Harry Thomas Frank, who has written an excellent summation of the historical accuracy of the Bible in Discovering the Biblical World, had this to say: "Archaeological recovery of ancient life has tended at point after point to show with what faithfulness the biblical writers recorded contemporary events. This indicates that the Bible as a primary historical document is a trustworthy guide."

The more that the honest inquirer considers the stretch of history covered by the biblical record and the diversity of authors who wrote the Bible, the more amazing is this record of biblical historical accuracy.

Let us now consider just a fraction of the examples of biblical confirmation by archaeology, First, the record of events:

The walls of the Temple of Amun confirm Pharaoh Shishak's attack on Israel, recorded in 1 Kings 14:25-26.

The Mesha Inscription confirms Moab's revolt against Israel, recorded in 2 Kings 3:4-27.

The palace walls of Sargon II confirm the defeat of Ashdod, as recorded in Isaiah 20:1.

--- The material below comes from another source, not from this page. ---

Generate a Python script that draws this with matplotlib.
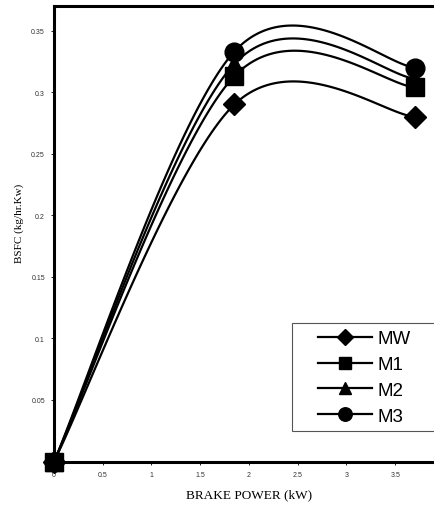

The Babylon Ration Records confirm the captivity of Jehoia-chin as recorded in 2 Kings 24:15-16; 25:27-30.

Freedom for Jewish captives by Cyrus the Great (substantiating Ezra 1:1-4) is confirmed by the Cyrus Cylinder.

Consider also how archaeology has confirmed places mentioned in the Bible:

The Temple of Baal in Shechem.

The pools of Gibeon and of Heshbon and of Samaria.

The water tunnel beneath Jerusalem dug by King Hezekiah.

King Belshazzar's royal palace in Babylon.

The royal palace of Susa.

The foundation of the synagogue in Capernaum.

Consider a few of the persons that archaeology has confirmed so that the Bible and archaeological findings walk in harmony: Jehu, Hazael, Sargon II, Esarhaddon, Merodach-Baladan, Darius I, Herod Agrippa I, Pilate, and Caiaphas.

An additional argument for the accuracy of the Bible is what it does not contain. Here is one clear example: Concerning the Exodus period, Alan Millard, writing in the July/August, 2000, issue of Biblical Archaeology Review, said: "the lack of Aramaic, Persian or Greek vocabulary and grammar in Exodus suggests that the text is earlier than the Babylonian Exile (sixth century B.C.). As I further point out, historical details in Exodus indicate that it accurately preserves information from the times it describes: the Late Bronze Age, or about a thousand years earlier than the oldest surviving manuscripts of Exodus (mid-third century B.C.)."

In 1969 Dr. W. A. Criswell affirmed without fear of contradiction, "There has been no shred of archaeological evidence yet discovered that contradicts the Word of God." And there are still no contradictions! In fact, in a U.S. News & World Report (Oct. 25, 1999) article titled "Is the Bible True?" Jeffery L. Sheler, author of a book by the same title, stated, "Before the discovery of the House of David' inscription at Dan in 1993, it had become fashionable in some academic circles to dismiss the David stories as an invention. But as Tel Aviv University archeologist Israel Finkelstein admits, Biblical nihilism collapsed overnight with the discovery of the David inscription."'

Fair judgment requires a reasonable explanation for the unique accuracy of the Bible's record of human history. This unique historical accuracy gives the Bible a unique validity.

Dr. Witty founded the Luther Rice Seminary and served as its president for twenty years. In addition to a radio and internet ministry, he is presently a semi-retired Bible teacher, church consultant, and writer. The Bible: Fact or Fiction? was published in 2001 by CLC Publications, Fort Washington, PA 19034.